LETTRE DU LAOS
C’est un bout de campagne désolé du sud du Laos, non loin des chutes de Khone, des cataractes rugissantes qui barrent le Mékong sur plusieurs dizaines de kilomètres juste avant la frontière avec le Cambodge. Deux grues immobiles surplombent une vaste rotonde de béton ceinturée d’échafaudages. La structure, de 100 mètres de diamètre, de trois ou quatre étages, est visiblement trop avancée pour être abandonnée, mais l’absence d’ouvriers – et même de gardien – et les images promotionnelles sur les palissades qui commencent à pâlir signalent un coup de frein à cet improbable chantier.

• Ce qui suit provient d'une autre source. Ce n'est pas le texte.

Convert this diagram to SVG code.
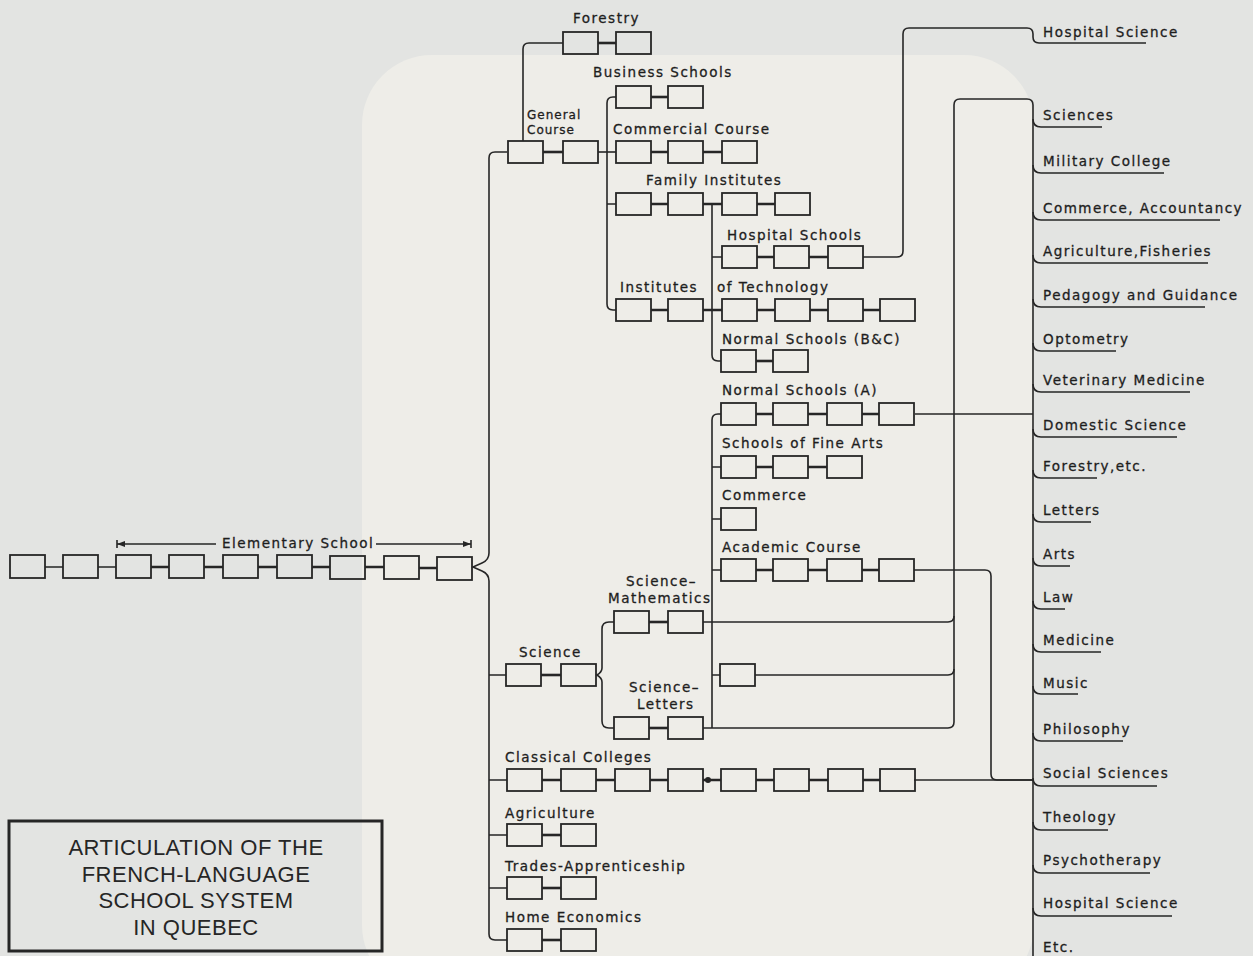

Ces images, justement, témoignent de la vision d’une ville futuriste à cheval sur deux bras du Mékong : une constellation de marinas, de parcs d’entreprises et de sites de loisirs, que dominent deux tours jumelles en forme de khène, l’orgue à bouche traditionnel laotien. Le bâtiment circulaire à moitié construit ? L’un des deux futurs hôtels de treize étages censés évoquer un panier de riz gluant.
Voici la « zone économique spéciale de Siphandone », soit 100 kilomètres carrés de territoire dont le développement a été confié en 2018, pour quatre-vingt-dix-neuf ans, à des investisseurs chinois basés à Hongkong. L’objectif est de faire de cette étonnante section du Mékong, connue pour son archipel fluvial des 4 000 îles (si phan done en lao), un « pôle touristique et des industries numériques » alimenté par l’électricité bon marché qu’un barrage construit sur l’un des bras du fleuve par le géant chinois Synohydro produit depuis 2020.